DeepSpeedExamples
DeepSpeedExamples copied to clipboard
how to understand the code for calculating rewards
https://github.com/microsoft/DeepSpeedExamples/blob/master/applications/DeepSpeed-Chat/training/step3_rlhf_finetuning/ppo_trainer.py#L148
def compute_rewards(self, prompts, log_probs, ref_log_probs, reward_score,
action_mask):
kl_divergence_estimate = -self.kl_ctl * (log_probs - ref_log_probs)
rewards = kl_divergence_estimate
start = prompts.shape[1] - 1
ends = start + action_mask[:, start:].sum(1) + 1
reward_clip = torch.clamp(reward_score, -self.clip_reward_value, self.clip_reward_value)

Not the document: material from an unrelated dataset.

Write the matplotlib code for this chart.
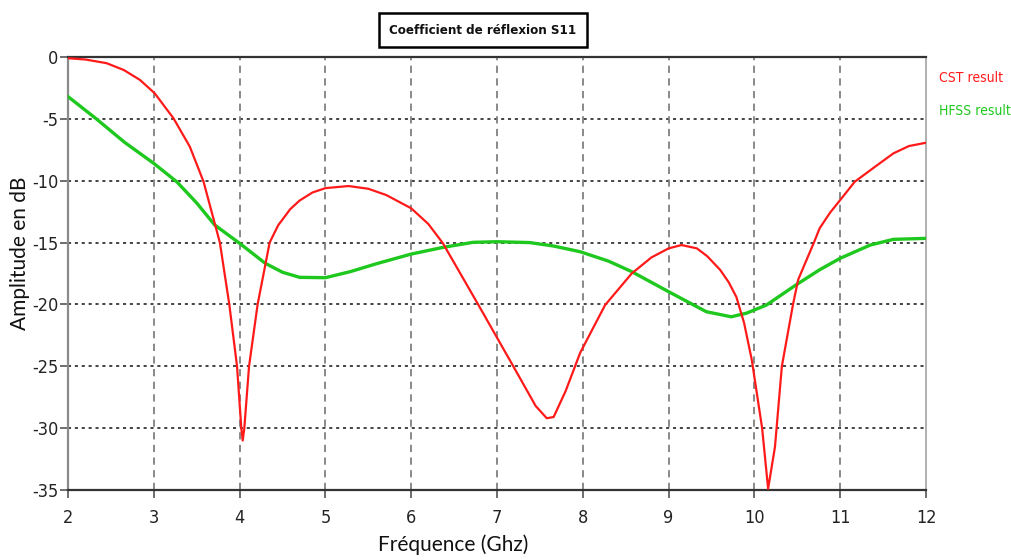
import numpy as np
import matplotlib
matplotlib.use("Agg")
import matplotlib.pyplot as plt
from matplotlib import font_manager

# ---- data ----
cst_f = [2.0, 2.2, 2.45, 2.65, 2.84, 3.01, 3.23, 3.42, 3.58, 3.77, 3.88, 3.97, 4.02, 4.036,
         4.055, 4.11, 4.21, 4.35, 4.45, 4.59, 4.7, 4.85, 5.0, 5.27, 5.5, 5.71, 6.0, 6.2, 6.37,
         6.78, 7.19, 7.45, 7.58, 7.66, 7.8, 7.97, 8.26, 8.57, 8.8, 9.0, 9.15, 9.33, 9.45,
         9.60, 9.7, 9.79, 9.88, 9.97, 10.09, 10.16, 10.24, 10.32, 10.45, 10.51, 10.69, 10.76,
         10.88, 11.0, 11.17, 11.4, 11.62, 11.8, 12.0]
cst_db = [-0.1, -0.2, -0.5, -1.05, -1.86, -2.93, -4.96, -7.25, -10.08, -15.0, -20.0, -25.0, -30.0, -31.0,
          -30.0, -25.0, -20.0, -15.0, -13.6, -12.3, -11.6, -10.95, -10.6, -10.43, -10.65, -11.16, -12.23, -13.5, -15.06,
          -20.0, -25.0, -28.2, -29.2, -29.1, -27.0, -23.9, -20.05, -17.5, -16.2, -15.47, -15.2, -15.47, -16.1,
          -17.2, -18.2, -19.4, -21.5, -24.5, -30.0, -34.9, -31.5, -25.0, -20.0, -18.0, -15.06, -13.85,
          -12.6, -11.56, -10.08, -8.9, -7.79, -7.2, -6.93]

hfss_f = [2.0, 2.33, 2.66, 3.0, 3.27, 3.5, 3.71, 4.0, 4.30, 4.50, 4.70, 5.0, 5.29,
          5.6, 6.0, 6.37, 6.72, 7.0, 7.38, 7.66, 7.97, 8.3, 8.57, 9.0, 9.44, 9.73,
          9.91, 10.14, 10.49, 10.76, 11.0, 11.35, 11.62, 12.0]
hfss_db = [-3.2, -5.0, -6.9, -8.6, -10.1, -11.8, -13.58, -15.06, -16.68, -17.4, -17.81, -17.84, -17.35,
           -16.7, -15.93, -15.39, -14.98, -14.93, -15.0, -15.28, -15.74, -16.5, -17.35, -18.97, -20.59, -21.0,
           -20.7, -20.05, -18.4, -17.2, -16.27, -15.2, -14.74, -14.66]

x_ticks = list(range(2, 13))
y_ticks = list(range(-35, 1, 5))

# ---- fonts: a condensed face if one is installed ----
fl = font_manager.fontManager.ttflist
HAS_COND = any(f.name == "DejaVu Sans" and "Condensed" in f.fname for f in fl)
NARROW = dict(family=["DejaVu Sans"], stretch="condensed") if HAS_COND else dict(family=["Roboto", "DejaVu Sans"])
LABEL = ["Lato", "DejaVu Sans"]

C_RED = "#ff1a1a"
C_GREEN = "#1ec81e"

fig = plt.figure(figsize=(10.11, 5.60), dpi=100)
ax = fig.add_axes([68 / 1011, 1 - 490 / 560, 858 / 1011, 433 / 560])

ax.plot(cst_f, cst_db, color=C_RED, lw=1.6, zorder=4)
ax.plot(hfss_f, hfss_db, color=C_GREEN, lw=2.4, zorder=3)

ax.set_xlim(2, 12)
ax.set_ylim(-35, 0)
ax.set_xticks(x_ticks)
ax.set_yticks(y_ticks)
ax.set_xticklabels([str(t) for t in x_ticks], fontsize=13, color="#222222", **NARROW)
ax.set_yticklabels([str(t) for t in y_ticks], fontsize=13, color="#222222", **NARROW)
ax.tick_params(axis="both", length=5.5, width=1.2, color="#555555")
ax.tick_params(axis="x", pad=8)
ax.tick_params(axis="y", pad=1.5)

# grid: horizontal black dotted, vertical grey dashed
for y in y_ticks[1:-1]:
    ax.axhline(y, color="#111111", lw=1.1, ls=(0, (2, 2.5)), zorder=1)
for x in x_ticks[1:-1]:
    ax.axvline(x, color="#808080", lw=1.3, ls=(0, (4, 3)), zorder=1)

ax.spines["top"].set_color("#333333"); ax.spines["top"].set_linewidth(1.6)
ax.spines["bottom"].set_color("#333333"); ax.spines["bottom"].set_linewidth(1.6)
ax.spines["left"].set_color("#8a8a8a"); ax.spines["left"].set_linewidth(1.6)
ax.spines["right"].set_color("#b0b0b0"); ax.spines["right"].set_linewidth(1.4)

ax.set_xlabel("Fréquence (Ghz)", family=LABEL, fontsize=15, color="#111111")
ax.xaxis.set_label_coords(0.449, -0.103)
ax.set_ylabel("Amplitude en dB", family=LABEL, fontsize=15, color="#111111")
ax.yaxis.set_label_coords(-0.044, 0.547)

# boxed title
fig.text(483 / 1011, 1 - 30 / 560, "Coefficient de réflexion S11",
         fontsize=9.5, fontweight="bold", color="#111111",
         ha="center", va="center",
         bbox=dict(boxstyle="square,pad=0.8", fc="white", ec="black", lw=1.8), **NARROW)

# series labels to the right of the plot
fig.text(939 / 1011, 1 - 78 / 560, "CST result", fontsize=10,
         color=C_RED, ha="left", va="center", **NARROW)
fig.text(939 / 1011, 1 - 111 / 560, "HFSS result", fontsize=10,
         color=C_GREEN, ha="left", va="center", **NARROW)

fig.savefig("out.png", dpi=100, facecolor="white")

batch_size = log_probs.shape[0]
for j in range(batch_size):
rewards[j, start:ends[j]][-1] += reward_clip[j]
return rewards
why should we calculate rewards like this? is there a theory to back it up?
Hi! @lyzKF
I had the same confusion about this part. After some research, I found that this seems to be a common practice when applying PPO to LLM reinforcement learning.
From my understanding, the kl_divergence_estimate serves as a regularization-like penalty term. Its introduction aims to incorporate the divergence between the new model and the original model as part of the reward, with a purpose somewhat similar to the Clip operation in PPO Loss.
This practice of introducing KL penalty terms into the reward has been adopted in multiple OpenAI papers, such as this one: Fine-Tuning Language Models from Human Preferences
Their code implementation adopts a similar strategy.
As for reward_clip, I believe it can also be understood as a trick for stabilizing training.
This is my understanding, though I'm not entirely certain of its accuracy. If anyone has deeper insights, I'd welcome your guidance!